Stress of COVID-19 Pandemic Could Lead to Violence at Home, Tulane Experts Caution
While some COVID-19 stay-at-home orders are being eased across the country, the stress on many families remains high and will be felt even after restrictions are lifted. Physical distancing, isolation, and quarantine measures designed to stop the spread of the virus could lead to an increase in family violence at home, according to a perspective in Pediatrics coauthored by Tulane University child psychiatrists.
Schools, summer camps, and daycare centers remain closed around the country, leaving many parents to juggle working from home while also taking care of their children. Other parents are scrambling to find childcare as they work outside the home. These changes in routine can be upsetting for children, and kids may be expressing this by lashing out and testing limits. The stress of bad behavior along with financial, logistical, and existential concerns are a recipe for angry outbursts, even verbal and physical abuse, say coauthors Drs. Charles Zeanah, Mary Peters Sellars-Polchow Chair of Psychiatry, and Myo Thwin Myint, an assistant professor of psychiatry at Tulane University School of Medicine.

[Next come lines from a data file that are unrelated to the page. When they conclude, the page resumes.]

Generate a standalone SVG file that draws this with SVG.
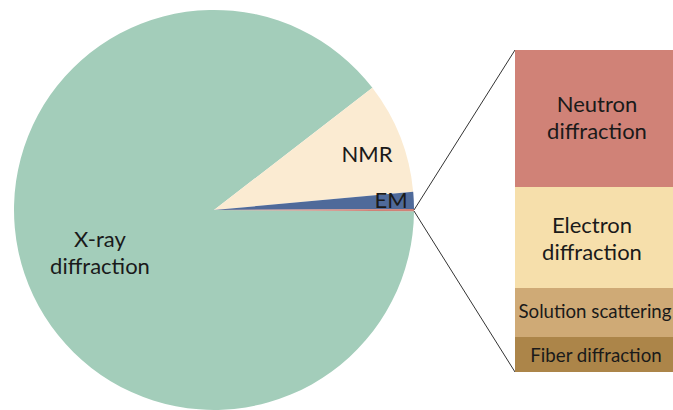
<svg xmlns="http://www.w3.org/2000/svg" width="673" height="410" viewBox="0 0 673 410">
<style>
text{font-family:Lato,"Open Sans","Liberation Sans",sans-serif;fill:#1a1a1a;text-anchor:middle}
.big{font-size:22px}
.sm{font-size:18.7px}
.conn{stroke:#333;stroke-width:1;fill:none}
</style>
<rect width="673" height="410" fill="#fff"/>
<g id="pie">
<g id="xray"><path d="M214,210 L414,211.2 A200,200 0 1 1 372.4,87.8 Z" fill="#A3CDBA"/>
<text class="big" x="100" y="247">X-ray</text><text class="big" x="100" y="274">diffraction</text></g>
<g id="nmr"><path d="M214,210 L372.4,87.8 A200,200 0 0 1 413.2,191.7 Z" fill="#FBEBD2"/>
<text class="big" x="367" y="162">NMR</text></g>
<g id="em"><path d="M214,210 L413.2,191.7 A200,200 0 0 1 414,208.95 Z" fill="#4F6A9A"/>
<text class="big" x="391" y="208">EM</text></g>
<g id="other"><path d="M214,210 L414,208.95 A200,200 0 0 1 414,211.2 Z" fill="#D08277"/></g>
</g>
<g id="connectors">
<line class="conn" x1="414" y1="210" x2="515" y2="50"/>
<line class="conn" x1="414" y1="211" x2="515" y2="372"/>
</g>
<g id="neutron"><rect x="515" y="50" width="158" height="137" fill="#D08277"/>
<text class="big" x="597" y="112">Neutron</text><text class="big" x="597" y="139">diffraction</text></g>
<g id="electron"><rect x="515" y="187" width="158" height="101" fill="#F6DFAB"/>
<text class="big" x="592" y="233">Electron</text><text class="big" x="592" y="260">diffraction</text></g>
<g id="solution"><rect x="515" y="288" width="158" height="49" fill="#CFAA76"/>
<text class="sm" x="595" y="318">Solution scattering</text></g>
<g id="fiber"><rect x="515" y="337" width="158" height="35" fill="#AC8549"/>
<text class="sm" x="596" y="362">Fiber diffraction</text></g>
</svg>
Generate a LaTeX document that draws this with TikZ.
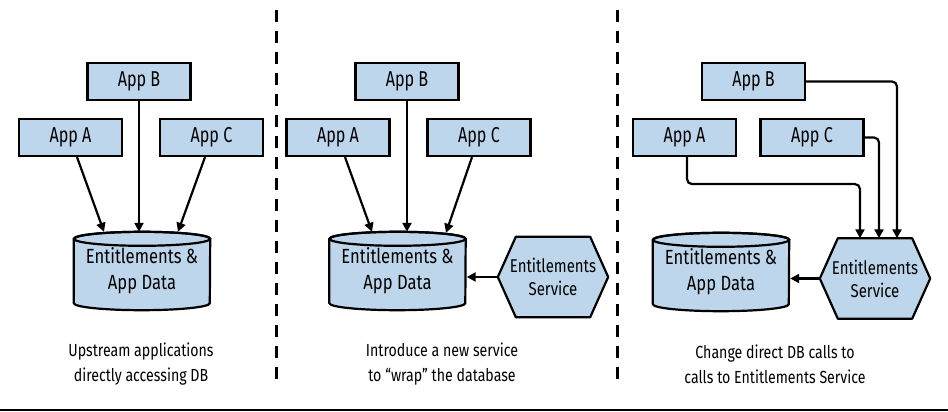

Family violence is most likely to be reported at school, and with those institutions closed, researchers worry abuse could be going undetected.
The authors recommend the following for parents who may be feeling overwhelmed:
• Recognize that feelings of stress, anger, worry, and irritability are expected given the demands of childcare, especially coupled with the job demands, income loss, or job uncertainty.
• Use consistent wake, bed, and mealtimes to provide structure for both children and parents.
• Consider structuring the day in specific segments, reading, exercise, screen time, etc.
• If two parents are home, consider a tag team approach to childcare.
• Understand that increases in children’s challenging behaviors likely reflect distress and disruption from typical routines.
• Identify when feeling stressed and use a coping strategy that helps (deep breathing, identifying things you're grateful for) and, if those don’t help, institute a time for rest.
• Develop a plan to call a friend or family member in order to avoid engaging in violent behaviors.
“The economic stresses of the pandemic and disruptions of families’ usual sources of support will likely extend well beyond the period of stay-at-home orders,” Myint says. “Recognizing that risk for family violence is high right now may help people be more aware of the signs.”
Parents can find free resources about coping during the COVID-19 pandemic at www.healthychildren.org and the National Child Traumatic Stress Network.